The presence of Shadab Khan, Imad Wasim, and Faheem Ashraf on the side gives you that luxury. Shaheen Shah Afridi has also started to insist he is an all-rounder and Haris Rauf’s brief cameo showed he is no mug with the bat either.

Naseem Shah, who did not feature today but is very much a part of the first team set-up, will point to his batting heroics against Afghanistan to insist his number 11 position does not do his batting skills justice. This is a long, long tail.

Pakistan went with the experience of Iftikhar Ahmed in the first T20I over the youthful fearlessness of Mohammad Haris but Iftikhar will know that Haris is breathing down his neck after his golden duck.

For the first time, Pakistan has genuine batting depth not only in their line-up but also in their squad. The trio of Haseebullah, Azam Khan, and Tayyab Tahir may have struggled against Afghanistan on venomous Sharjah wickets but they have shown their talent in the past and they will not go away so easily.

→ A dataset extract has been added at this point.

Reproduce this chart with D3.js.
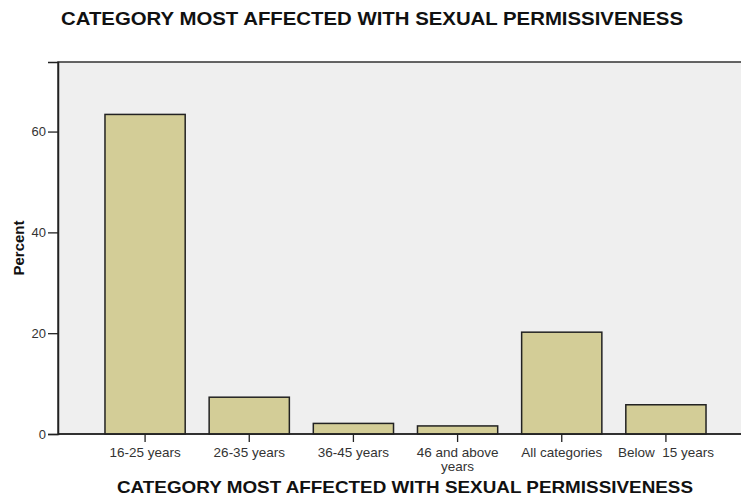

Alongside Shan Masood, they form the core of batsmen who will continue to put pressure on the current squad and keep everyone on their toes. There will be no passengers on this team.

It seems strange to be excited about the batting prospects of a side that struggled at times against Afghanistan and lost all 10 wickets in Lahore, but Babar was spot-on when he said after the game that Pakistan has a complete batting attack.

There is a wonderful mix of devastating aggression and unmoving calm, of youth and experience, of hammer and chisel. Babar has batsmen who can meticulously unpick the lock and batsmen who can break the door down, batsmen who can occupy the crease and batsmen who can go through the gears, batsmen who can clear the boundary with ease and batsmen who can see out the tricky patches, batsmen for spin and batsmen for pace.

In the first T20I Pakistan even had the perfect right-left balance and their top 10 featured five right-handers and five left-handers. It was just a curious anomaly that the left-handers managed to outperform the right-handers so convincingly.

Afridi was the only left-hander to not reach double figures while Haris was the only right-hander to reach double figures with his 11.

This was just one match against a depleted team and Pakistan still suffered from their familiar mid-innings collapse but fans of Pakistan can be justified in getting carried away with their excitement at the potential of this batting line-up.

Perhaps for the first time in their history, Pakistan is on the brink of having a batting attack as varied and deadly as their bowling.